Study Session Considers Golden Globes, Preferential Parking Program

The Nov. 15 City Council Study Session was a look into the near future, discussing an event and a program launch both scheduled to occur in 2023. Mayor Lili Bosse and the rest of approved street closures related to the upcoming Golden Globe Awards and the Preferential Parking Program.

The discussions about the program were, in effect, a recap and continuation of a Town Hall meeting two weeks ago. City Council was reminded of the proposed changes with license plate recognition technology and the use of “permit by plate,” a newly acceptable alternative to hangtags for vehicle verification.

Once again, consultant Julie Dixon and Beverly Hills Police Department (BHPD) representatives fielded questions on the scheduled 2023 relaunch, this time in hopes of earning City Council approval.
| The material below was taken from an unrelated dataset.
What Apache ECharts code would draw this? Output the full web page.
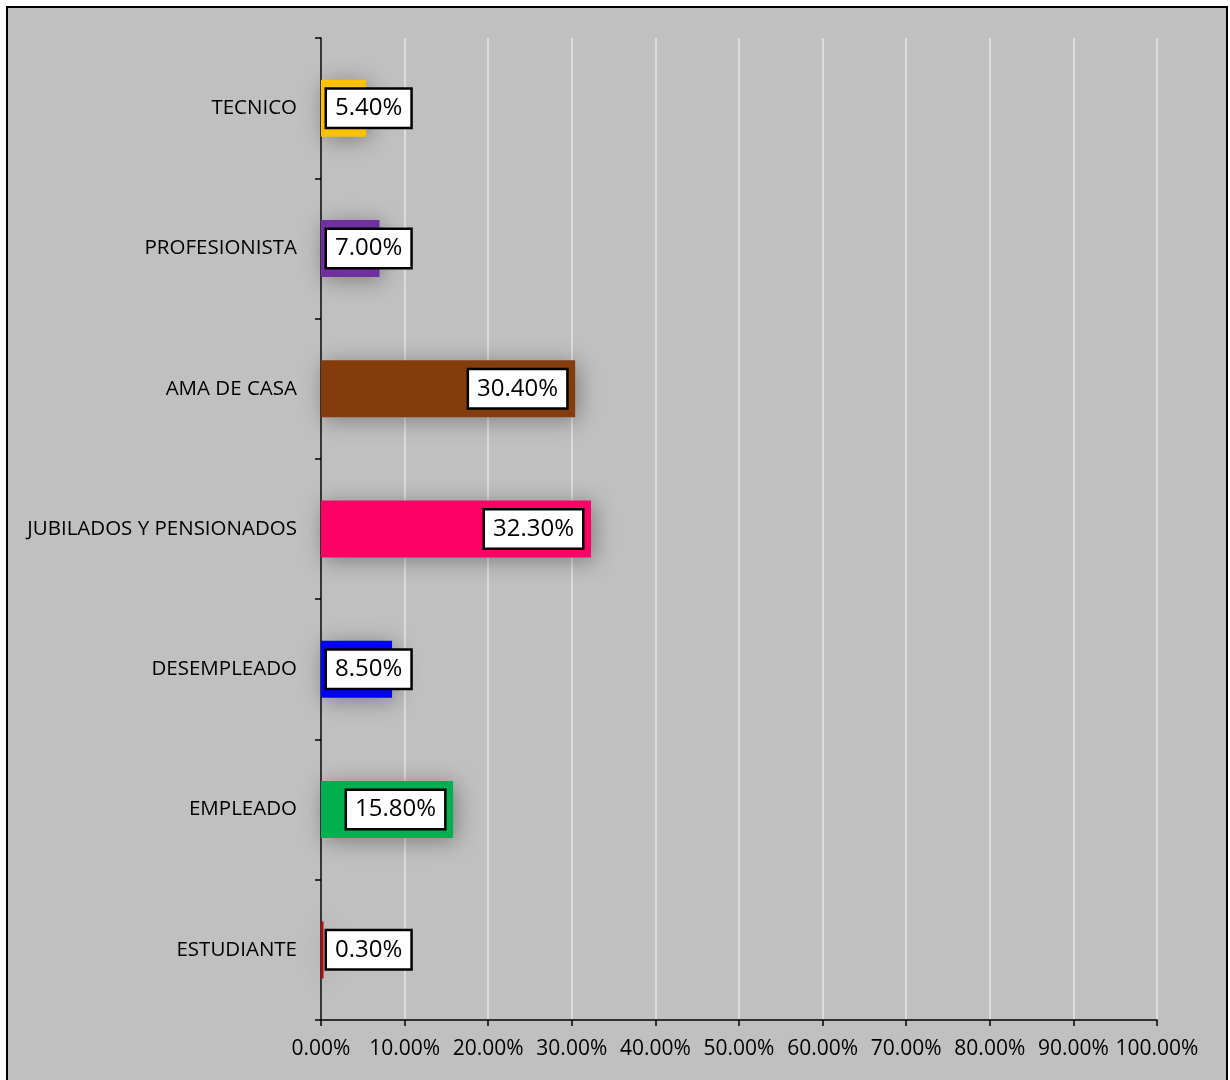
<!DOCTYPE html>
<html><head><meta charset="utf-8">
<script src="https://cdn.jsdelivr.net/npm/echarts@6/dist/echarts.min.js"></script>
<style>
html,body{margin:0;padding:0;background:#fff;overflow:hidden;}
#frame{position:absolute;left:6px;top:6px;width:1218px;height:1100px;border:2px solid #000;background:#c0c0c0;}
#chart{position:absolute;left:0;top:0;width:1230px;height:1080px;}
</style></head>
<body>
<div id="frame"></div>
<div id="chart"></div>
<script>
var categories = ['ESTUDIANTE','EMPLEADO','DESEMPLEADO','JUBILADOS Y PENSIONADOS','AMA DE CASA','PROFESIONISTA','TECNICO'];
var values = [0.3, 15.8, 8.5, 32.3, 30.4, 7.0, 5.4];
var colors = ['#C00000','#00B050','#0000FF','#FF0066','#843C0C','#7030A0','#FFC000'];
var labelInside = [false, true, false, true, true, false, false];

var chart = echarts.init(document.getElementById('chart'), null, {renderer:'canvas'});
var font = '"Open Sans", sans-serif';
var data = values.map(function(v,i){
  return {
    value: v,
    itemStyle: {color: colors[i], shadowBlur: 22, shadowColor: 'rgba(0,0,0,0.35)', shadowOffsetX: 3, shadowOffsetY: 3},
    label: labelInside[i] ? {position:'insideRight', distance: 9} : {position:'insideLeft', distance: 6}
  };
});
chart.setOption({
  backgroundColor: 'transparent',
  animation: false,
  grid: {left: 321, right: 73, top: 38, bottom: 60},
  xAxis: {
    type: 'value', min: 0, max: 100, interval: 10,
    axisLine: {show: true, lineStyle: {color: '#000', width: 1.5}},
    axisTick: {show: true, length: 6, lineStyle: {color: '#000', width: 1.5}},
    splitLine: {show: true, lineStyle: {color: '#e6e6e6', width: 1.5}},
    axisLabel: {margin: 19, fontSize: 21, color: '#000', fontFamily: font,
      formatter: function(v){ return v.toFixed(2) + '%'; }}
  },
  yAxis: {
    type: 'category', data: categories,
    axisLine: {show: true, lineStyle: {color: '#000', width: 1.5}},
    axisTick: {show: true, length: 6, lineStyle: {color: '#000', width: 1.5}},
    splitLine: {show: false},
    axisLabel: {margin: 24, fontSize: 20.5, color: '#000', fontFamily: font}
  },
  series: [{
    type: 'bar', data: data, barWidth: 57,
    label: {show: true, fontSize: 24, color: '#000', fontFamily: font,
      backgroundColor: '#fff', borderColor: '#000', borderWidth: 2.5, padding: [7, 8, 6, 8],
      formatter: function(p){ return p.value.toFixed(2) + '%'; }}
  }]
});
</script>
</body></html>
“The system remains very much the same,” Chief of Police Mark Stainbrook said. “It’ll give us information to fight crime and provide better security in the city.”

This time, the most common concern from audience members was the same as the previous Town Hall: resident reporting with the lack of a visual indicator. Councilmembers asked a more varied spread of topics, from fiscal impact to forged parking credentials.

Throughout their presentation, Dixon, Stainbrook and BHPD Sergeant David Tomlin emphasized the importance of messaging prior to the “soft launch” in February. All three argued that increased public awareness would help the implementation in its early stages. 

“It’s really about education and outreach,” Dixon said. “Letting folks ask questions, anything that they need to understand about signup.”

Ultimately, the proposal received unanimous support from City Council. 

The second and final agenda item began with an overview of the upcoming 80th Golden Globe Awards from the Community Development Department’s Stephanie Murillo. The Golden Globes, which have taken place at The Beverly Hilton every year since 1974, have become an annual city tradition – both the Hilton and the Waldorf Astoria are set to host studio after parties, as usual.

NBC will televise the television awards ceremony on Jan. 10, 2023, after the 2022 Golden Globes were not aired due to a lack of diversity within the Hollywood Foreign Press Association. The Globes will take place on a Tuesday for the first time in over 50 years, mostly to avoid scheduling conflicts with the NFL.

“[The Golden Globes] spotlights the city of Beverly Hills as the heart of the entertainment industry,” Murillo said. “To ensure the safety and protection of the community and event attendees are served, various streets and sidewalk closures surrounding the event will be fully or partially closed.”

After Murillo and a BHPD lieutenant spoke about security personnel, Dick Clark Productions (DCP) staff members were invited to the microphone to preview the event.

“We’ll have a wonderful party, big new sets, a wonderful red carpet,” DCP Vice President of Production Fonda Anita said. “It’s great to have high-profile guests, but we are very cognizant of how we impact the locals nearby.”

Councilmember Lester Friedman raised points about traffic concerns for the Tuesday timeslot and the use of drones for camera angles. In response to production-focused questions from Councilmember John Mirisch, DCP representatives promised an “immersive” set featuring innovative views, camera angles, and presentation features.

“I’m also obviously supportive; this is a tradition in Beverly Hills,” Vice Mayor Julian Gold said. “We like to not only honor Dick Clark’s memory, but his good sense to understand that this event belongs here.”

From previous generations’ stars such as Frank Sinatra, Sammy Davis Jr., and Elizabeth Taylor to more recent entertainers like Jennifer Aniston and Eddie Murphy, many of the Globes most recognizable guests over the years have been Beverly Hills residents themselves. 

In his speech to the councilmembers, DCP Executive Vice President of Television Barry Adelman agreed with Gold’s comments – the location was now in the event’s DNA.

“[Clark] called me one night when he was thinking about the Globes, and he said to me, ‘Please, whatever you can do, don’t let them ever move the show out of Beverly Hills,'” Adelman said. “He believed there was some magic going on at that hotel.”